As a teammate, I would have been hurt. As a coach I would have felt guilty since, ultimately, any critique of Cam falls on Ron Rivera. I’m usually a huge Rivera fan–he helped the Chicago Bears to a Super Bowl Championship as a player in 1985, and an NFC Championship as a coach in 2006; that said, I am not a fan of the Carolina style–they make splash and ride their own wave, instead of adhering to a process based on substance and proven effectiveness. And if you don’t believe me, check out Carol Dweck’s mindset research. In short, she and her team at Stanford tracked the performance of two groups:

  1. a group nurtured on the “momentum” of praise (my term), consistently reminded of how talented and smart they were, so that every good grade reinforced the idea, and
  2. a group nurtured on the logic of sensible procedure, reflecting on the successful processes which led them to a similar number of good grades.

When all of the children faced adversity–an unpassable test–they reacted in two distinct ways: the second group engaged in their usual reflection and did some critical appraisal of their process (perhaps I didn’t study as much as I should have), while the first group–the “momentum” group–begins to question who they are as students (maybe I’m not as smart as I thought). That is exactly what happens to teams who begin to (sorry for the cliché) read their own press clippings. They begin to believe that there is something inherently good about them relative to other teams, something fundamentally better, and as long as the results align (they’re ahead on the scoreboard), then things generally work out in their favor. But when that identity is questioned, they fold. The game-by-game box scores from Carolina’s season reflects this exactly: when they took an early lead, they won; when they fell behind (twice this season), they lost.

When the season was on the line, when the loose ball was on the ground, when the Carolina offense took the field one last time, they had already lost. That is my critique of Cam’s Panthers. It has nothing to do with the way I expect him to behave at the podium (honestly, how many fans would have even noticed, were it not so harshly replayed–99% tune out before the players leave the field, cleaning up after their Super Bowl parties or hunting a surge-rate Uber). I am not condoning his actions in that moment, partially because I’m not sure I have the right to, but also because I care far less about his press conference than how he performs as a leader in the heat of the battle. The rest of that stuff is fluff anyway–mostly sizzle, very little steak.

Just dive on it…

Cam will be fine. And I believe that Cam and the Panthers will be back–they are a strong football team. My hope is that by next fall, we will have adjusted the lens through which we see him. Let’s evaluate him on his ability as an athlete and his decisions as a leader, rather than how well he handles his press conferences. We can ask him to jump on a fumble, but we cannot ask him to fit a mold that was not designed with him in mind.

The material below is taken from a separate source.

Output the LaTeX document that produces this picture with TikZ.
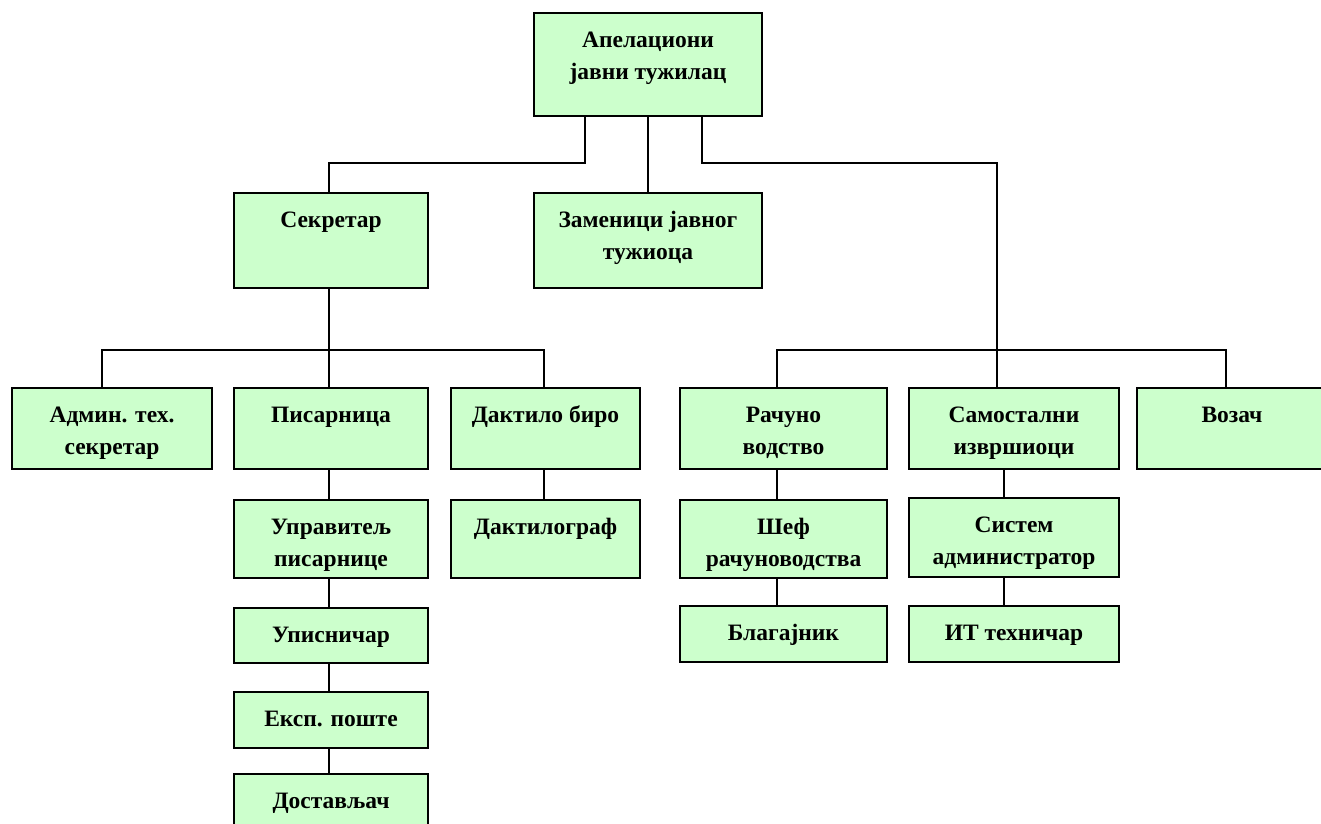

If Cam decides that he is not satisfied with his postgame press conference, then he will work to improve in the ways he sees fit; no one can question his work ethic or desire. He and Ron will determine, in that specific scenario, what is best for the Panthers.

I would be happy to see Cam enhance his podium presence, if only to give credence to the good things he has to say. While it is unfair to suggest that there is one way he should act, it is fair to say that if he continues to act the way he did on the evening of the Super Bowl, fewer will listen. His teammates love him. His coaches love him. Those who meet him are taken by his confidence and charm. Next season, he will decide which face he wants to put forward–my hope is that it is a continually enhanced version of his own.